UK shares opened firmer on Wednesday despite further political uncertainty after MPs voted against the Government last night, prompting fears that the prime minister would seek a snap general election under the Fixed-Term Parliaments Act.
The FTSE 100 index gains 0.6% to 7,312 with banks, insurers, miners, oils and retailers contributing positively.
Among the banks, index heavy-weight HSBC (HSBA) gained 2% to 606p on market talk that Carrie Lam, chief executive of the Hong Kong special administrative region, will officially withdraw a proposed extradition bill.
Shares in emerging market-focused bank Standard Chartered (STAN) also gained 3% to 645p on the unconfirmed story.
In contrast, shares in Royal Bank of Scotland (RBS) dropped 1% to 182p after the high-street lender revealed that it needs to increase its provisions for payment protection insurance (PPI) mis-selling.
Due to a ‘significantly higher than expected’ volume of claims last month ahead of the deadline for filing complaints, RBS needs to set aside between £600m and £900m of additional provisions.
As of 30 June the bank had made provisions totalling £5.3bn, of which £4.9bn had been paid out. It will take the extra provisions in its third quarter results, although it cautions that ‘the estimated range amounts are preliminary and unaudited’ meaning they could be higher still.
Barratt Developments (BDEV) was the first of the housebuilders to test the water with its full-year results. While it reported an increased operating margin and record pre-tax profit for the 12 months to 30 June, average selling prices and completions were disappointing and the shares fell 3.4% to 600p.
Rival Redrow (RDW) publishes its full year results tomorrow while Berkeley Group (BKG) delivers a trading update on Friday. Redrow shares climbed 1.2% to 566p while Berkeley shares added 0.6% to £39.05.
Shares in homewares retailer Dunelm (DNLM) gained 2% to 897p after yet another sparkling set of results. While sales for the year to 29 June grew by 4.8% to £1.1bn, the company increased its gross profit margin by a further 1.6% to 49.6% thanks to fewer lower-margin items and better stock control.
That helped lift pre-tax profit by 35% to £125.9m, paving the way for a special dividend of 32p in addition to the core dividend of 28p.
While its autocentres, online and business-to-business units performed well, a drop in demand for big-ticket items like high-end bikes and in-car technology dragged retail sales down by 4.8%.
After a sharp sell-off yesterday which wiped 8% off the value of the company, shares ticked up by 1% to 174p.
Fund management group Premier Asset Management (PAM:AIM) announced an all-share merger with rival Miton Group (MGR:AIM) to create a firm with £11.5bn of assets under management.
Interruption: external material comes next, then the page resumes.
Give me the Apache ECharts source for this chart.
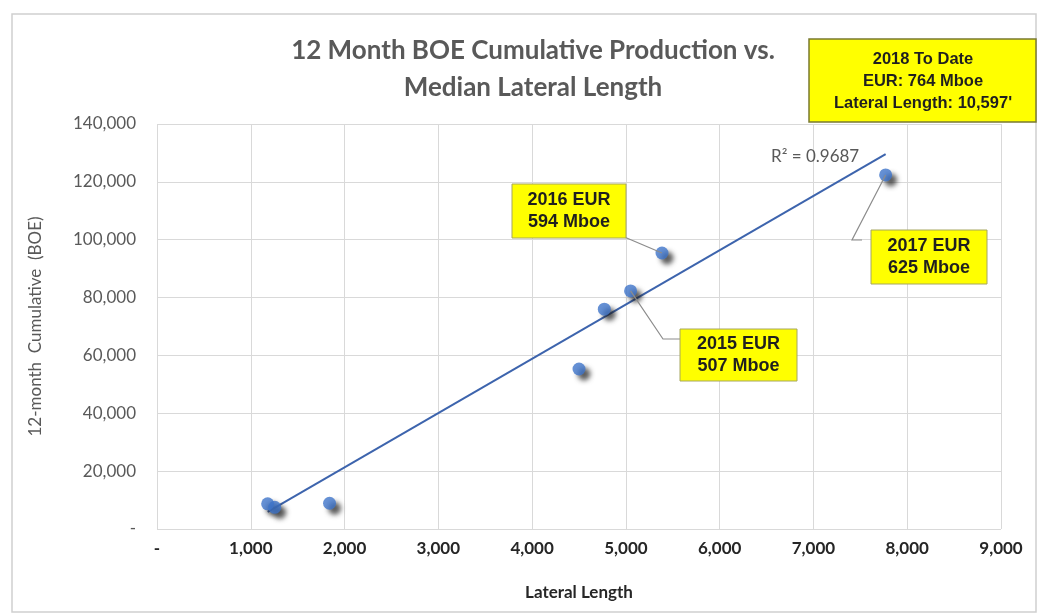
<!DOCTYPE html>
<html>
<head>
<meta charset="utf-8">
<script src="https://cdn.jsdelivr.net/npm/echarts@6/dist/echarts.min.js"></script>
<style>
  html, body { margin: 0; padding: 0; background: #fff; }
  #chart { width: 1038px; height: 614px; }
</style>
</head>
<body>
<div id="chart"></div>
<script>
// lateral length (ft) and 12-month cumulative BOE
const lateralLength = [1180, 1255, 1840, 4500, 4770, 5050, 5385, 7770];
const cumBoe = [8700, 7500, 8900, 55300, 76000, 82300, 95400, 122400];
// trendline end points as drawn
const trendX = [1180, 7770];
const trendY = [5900, 129600];
const xTicks = [0, 1000, 2000, 3000, 4000, 5000, 6000, 7000, 8000, 9000];
const yTicks = [0, 20000, 40000, 60000, 80000, 100000, 120000, 140000];

const callouts = [
  { text: '2016 EUR\n594 Mboe', idx: 6, box: [512, 184, 114, 54], path: [[622, 236]] },
  { text: '2015 EUR\n507 Mboe', idx: 5, box: [680, 329, 117, 52], path: [[663, 339], [680, 339]] },
  { text: '2017 EUR\n625 Mboe', idx: 7, box: [871, 230, 116, 54], path: [[852, 240], [862, 240]] }
];

const fmt = v => v === 0 ? '-' : v.toLocaleString('en-US');
const chart = echarts.init(document.getElementById('chart'));

chart.setOption({
  animation: false,
  title: {
    text: '12 Month BOE Cumulative Production vs.\nMedian Lateral Length',
    left: 528, top: 27, textAlign: 'center',
    textStyle: { fontFamily: 'Lato', fontSize: 26, fontWeight: 'bold', color: '#595959', lineHeight: 37 }
  },
  grid: { left: 157, right: 37, top: 124, bottom: 85 },
  xAxis: {
    type: 'value', min: 0, max: xTicks[xTicks.length - 1], interval: 1000,
    name: 'Lateral Length', nameLocation: 'middle', nameGap: 55,
    nameTextStyle: { fontFamily: 'Lato', fontSize: 17, fontWeight: 'bold', color: '#262626' },
    axisLine: { show: false }, axisTick: { show: false },
    axisLabel: { formatter: fmt, margin: 11, fontFamily: 'Lato', fontSize: 17, fontWeight: 'bold', color: '#262626' },
    splitLine: { lineStyle: { color: '#d9d9d9' } }
  },
  yAxis: {
    type: 'value', min: 0, max: yTicks[yTicks.length - 1], interval: 20000,
    name: '12-month  Cumulative  (BOE)', nameLocation: 'middle', nameGap: 113,
    nameTextStyle: { fontFamily: 'Lato', fontSize: 17, color: '#595959' },
    axisLine: { show: false }, axisTick: { show: false },
    axisLabel: { formatter: fmt, margin: 21, fontFamily: 'Lato', fontSize: 17, color: '#595959' },
    splitLine: { lineStyle: { color: '#d9d9d9' } }
  },
  series: [
    {
      type: 'line',
      data: trendX.map((x, i) => [x, trendY[i]]),
      showSymbol: false,
      lineStyle: { color: '#3d64ad', width: 2 },
      z: 2
    },
    {
      type: 'scatter',
      data: lateralLength.map((x, i) => [x, cumBoe[i]]),
      symbolSize: 13,
      itemStyle: {
        color: '#3f74c9',
        shadowColor: 'rgba(30,30,30,0.9)', shadowBlur: 5, shadowOffsetX: 5, shadowOffsetY: 5
      },
      z: 3
    }
  ]
});

function drawExtras() {
  const g = [];
  // outer frame
  g.push({ type: 'rect', shape: { x: 12, y: 14, width: 1024, height: 598 },
    style: { fill: 'none', stroke: '#d0d0d0', lineWidth: 1.5 }, z: 0 });
  // R squared text
  g.push({ type: 'text', x: 771, y: 157,
    style: { text: 'R² = 0.9687', font: '17px Lato', fill: '#595959', textVerticalAlign: 'middle' }, z: 10 });
  callouts.forEach(c => {
    const p = chart.convertToPixel({ gridIndex: 0 }, [lateralLength[c.idx], cumBoe[c.idx]]);
    const pts = [[p[0], p[1]]].concat(c.path);
    g.push({ type: 'polyline', shape: { points: pts }, style: { stroke: '#8c8c8c', lineWidth: 1.2, fill: 'none' }, z: 9 });
    const [bx, by, bw, bh] = c.box;
    g.push({ type: 'rect', shape: { x: bx, y: by, width: bw, height: bh },
      style: { fill: '#ffff00', stroke: '#a6a660', lineWidth: 1 }, z: 10 });
    g.push({ type: 'text', x: bx + bw / 2, y: by + bh / 2,
      style: { text: c.text, font: 'bold 18px "Liberation Sans"', fill: '#1f1f1f',
        textAlign: 'center', textVerticalAlign: 'middle', lineHeight: 22 }, z: 11 });
  });
  // 2018 to date box
  g.push({ type: 'rect', shape: { x: 809, y: 39, width: 227, height: 83 },
    style: { fill: '#ffff00', stroke: '#7a7a30', lineWidth: 1.5 }, z: 10 });
  g.push({ type: 'text', x: 923, y: 81,
    style: { text: '2018 To Date\nEUR: 764 Mboe\nLateral Length: 10,597\'', font: 'bold 16.5px "Liberation Sans"',
      fill: '#1f1f1f', textAlign: 'center', textVerticalAlign: 'middle', lineHeight: 22 }, z: 11 });
  chart.setOption({ graphic: g });
}
drawExtras();
</script>
</body>
</html>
Investors in Miton will receive 0.3 shares of Premier for each of their shares, which based on last night’s closing price of 171.75p per Premier share values Miton shares at 56.74, or a premium of 38%, comprising an equity value of 51.84p and a special dividend of 4.9p.
The chairman and chief executive of Premier will assume the same roles at the combined group with Miton’s chief operating officer taking the role of chief financial officer. Premier shares climbed 2% to 185p while Miton shares vaulted 24% higher to 51p.
Shares in cyber-security specialist Avast (AVST) fell 5% to 366p after major shareholder Sybil Holdings sold its entire 12.4% stake at a price of 367p. Avast shares have performed strongly over the past few weeks after the firm posted better than expected first half results.